Dal basso verso l’alto. Come un montante
Il pugilato come riscatto. Come rivincita. Forse la favola più bella che il ring
possa raccontare. Ma anche la più semplice da “vendere”, ottima per il grande
schermo, per una certa retorica sempreverde in un paese profondamente cattolico
come il nostro, bramoso di lieto fine e avaro di indulgenze e autoassoluzioni.

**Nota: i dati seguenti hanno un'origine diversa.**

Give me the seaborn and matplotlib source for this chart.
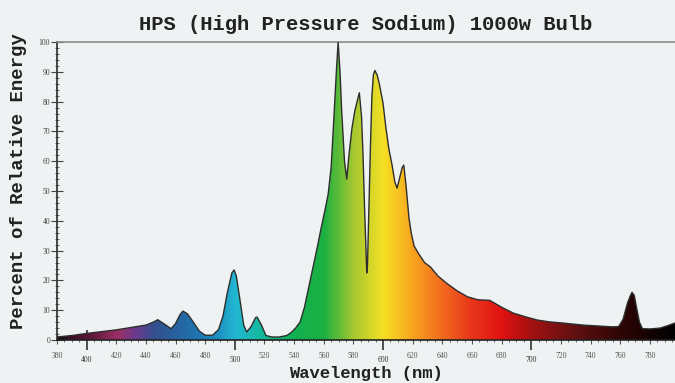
import matplotlib
matplotlib.use("Agg")
import matplotlib.pyplot as plt
import seaborn as sns
import numpy as np
from matplotlib.colors import LinearSegmentedColormap
from matplotlib.ticker import FixedLocator, MultipleLocator

# spectrum
wavelength = [380, 390, 400, 410, 420, 430, 440, 445, 448, 452, 457, 460, 463, 465, 468, 472,
              476, 480, 485, 489, 492, 495, 498, 499.5, 501, 503, 506, 508, 511, 514, 515, 518,
              521, 525, 530, 535, 538, 541, 544, 547, 550, 553, 556, 558, 561, 563, 565, 567,
              568.5, 569.7, 571, 572, 574, 575.5, 577, 579, 581, 583, 584, 585.5, 586.5, 587.5,
              588.5, 589, 589.5, 590.5, 591.5, 592.5, 593.5, 594.5, 596, 597.5, 600, 602, 604,
              606, 608, 609.5, 611, 613, 614, 615.5, 617.5, 619, 621, 624, 628, 632, 637, 643,
              650, 657, 664, 672, 680, 688, 696, 704, 712, 721, 735, 745, 755, 759, 762, 765,
              767, 768, 769.5, 771, 773, 775, 780, 787, 792, 797]
energy = [1.0, 1.5, 2.2, 2.8, 3.4, 4.2, 5.0, 6.0, 6.8, 5.5, 3.8, 5.5, 8.5, 9.7, 8.8, 6.0,
          3.0, 1.6, 1.6, 3.5, 8.0, 16.0, 22.5, 23.5, 21.5, 15.0, 5.0, 2.7, 4.5, 7.5, 7.7, 5.0,
          1.5, 1.0, 1.0, 1.5, 2.5, 4.0, 6.0, 11.0, 18.0, 25.0, 32.0, 37.0, 44.0, 49.0, 58.0, 76.0,
          90.0, 100.0, 90.0, 78.0, 60.0, 54.0, 62.0, 71.0, 77.0, 81.0, 83.0, 75.0, 62.0, 45.0,
          30.0, 22.5, 25.0, 45.0, 65.0, 82.0, 89.0, 90.5, 89.0, 86.0, 79.5, 71.0, 64.0,
          59.0, 53.0, 51.0, 54.0, 58.0, 58.7, 52.0, 41.0, 36.0, 31.5, 29.0, 26.0, 24.5, 21.5, 19.0,
          16.5, 14.5, 13.5, 13.3, 11.0, 9.0, 7.8, 6.7, 6.1, 5.7, 5.0, 4.7, 4.4, 4.5, 7.0, 12.5,
          15.0, 16.0, 15.0, 11.0, 6.0, 3.8, 3.7, 4.0, 4.8, 5.7]

# visible-spectrum colour stops (nm, colour)
stop_nm = [380, 400, 420, 432, 445, 465, 485, 500, 520, 540, 560, 580, 600, 620, 640, 660,
           680, 700, 730, 760, 797]
stop_col = ["#1c0c14", "#5a1636", "#9a2e66", "#6c3a8c", "#33508f", "#2468a6", "#1b86bc",
            "#22b8d2", "#12b894", "#10b050", "#1cb040", "#a6c830", "#f6e024", "#f8a41e",
            "#f26a1e", "#e8361a", "#e01212", "#a41010", "#601010", "#300606", "#000000"]

xmin, xmax = 380, 797

sns.set_theme(style="ticks")
plt.rcParams["font.family"] = ["Liberation Mono", "DejaVu Sans Mono"]

bg = "#eef2f3"
fig = plt.figure(figsize=(6.75, 3.83), dpi=100, facecolor=bg)
ax = fig.add_axes([0.0844, 0.1123, 1 - 0.0844, 0.890 - 0.1123])
ax.set_facecolor(bg)

# gradient fill clipped to the spectrum area
cmap = LinearSegmentedColormap.from_list(
    "spectrum", [((n - xmin) / (xmax - xmin), c) for n, c in zip(stop_nm, stop_col)])
poly = ax.fill_between(wavelength, energy, 0, facecolor="none", edgecolor="none")
grad = np.linspace(0, 1, 800).reshape(1, -1)
im = ax.imshow(grad, extent=[xmin, xmax, 0, 100], aspect="auto", cmap=cmap,
               origin="lower", zorder=1)
im.set_clip_path(poly.get_paths()[0], transform=ax.transData)

sns.lineplot(x=wavelength, y=energy, color="#2e2e2e", linewidth=1.0, ax=ax, zorder=3)

ax.set_xlim(xmin, xmax)
ax.set_ylim(0, 100)

# spines
ax.spines["right"].set_visible(False)
ax.spines["top"].set_color("#8a8a8a")
ax.spines["top"].set_linewidth(1.2)
ax.spines["left"].set_color("#333333")
ax.spines["bottom"].set_color("#222222")
ax.spines["bottom"].set_linewidth(1.2)

# y ticks
ax.yaxis.set_major_locator(MultipleLocator(10))
ax.yaxis.set_minor_locator(MultipleLocator(2))
ax.tick_params(axis="y", which="major", direction="inout", length=8, width=0.8,
               labelsize=5.5, pad=1, colors="#444444")
ax.tick_params(axis="y", which="minor", direction="inout", length=3, width=0.6,
               colors="#444444")

# x ticks: 20 nm labels, 100 nm labels set lower with long ticks
small_ticks = [t for t in range(380, 800, 20) if t % 100 != 0]
ax.xaxis.set_major_locator(FixedLocator(small_ticks))
ax.xaxis.set_minor_locator(MultipleLocator(5))
ax.tick_params(axis="x", which="major", direction="inout", length=6, width=0.8,
               labelsize=5.5, pad=6, colors="#555555")
ax.tick_params(axis="x", which="minor", direction="inout", length=3, width=0.6,
               colors="#555555")
for lab in ax.get_xticklabels() + ax.get_yticklabels():
    lab.set_family("Liberation Serif")

sec = ax.secondary_xaxis("bottom")
sec.set_xticks([400, 500, 600, 700])
sec.tick_params(axis="x", direction="inout", length=14, width=1.2, labelsize=5.5, pad=4.5,
                colors="#333333")
sec.spines["bottom"].set_visible(False)
for lab in sec.get_xticklabels():
    lab.set_family("Liberation Serif")

ax.set_title("HPS (High Pressure Sodium) 1000w Bulb", fontsize=14.8, fontweight="bold",
             color="#222222", pad=9)
ax.set_xlabel("Wavelength (nm)", fontsize=12.3, fontweight="bold", color="#222222")
ax.xaxis.set_label_coords(0.5, -0.087)
ax.set_ylabel("Percent of Relative Energy", fontsize=13.7, fontweight="bold",
              color="#222222")
ax.yaxis.set_label_coords(-0.048, 0.535)

fig.savefig("out.png", dpi=100, facecolor=bg)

Perfetta per ripulire la coscienza.
Nel weekend scorso invece al PalaDozza a Bologna due meravigliose storie di
pugilato, autentiche, vere, che sanno di riscatto ma non sono però per le anime
belle. Storie di resistenza. Di fatica. Di sudore. Di sacrifici e di
difficoltà.
Due capolavori sportivi ma soprattutto umani: Pamela Malvina Noutcho Sawa
campione mondiale International Boxing Organization (IBO) dei leggeri e Ghaith
Weslati campione italiano dei piuma.
Perché in tanti oggi si profondono in applausi, parlando il linguaggio educato
dell’integrazione, del volemose bene, celebrando queste due vittorie come
esempio virtuoso dei cosiddetti “nuovi italiani”, ma si dimenticano il
trattamento e le ingiustizie che questi due atleti hanno subito.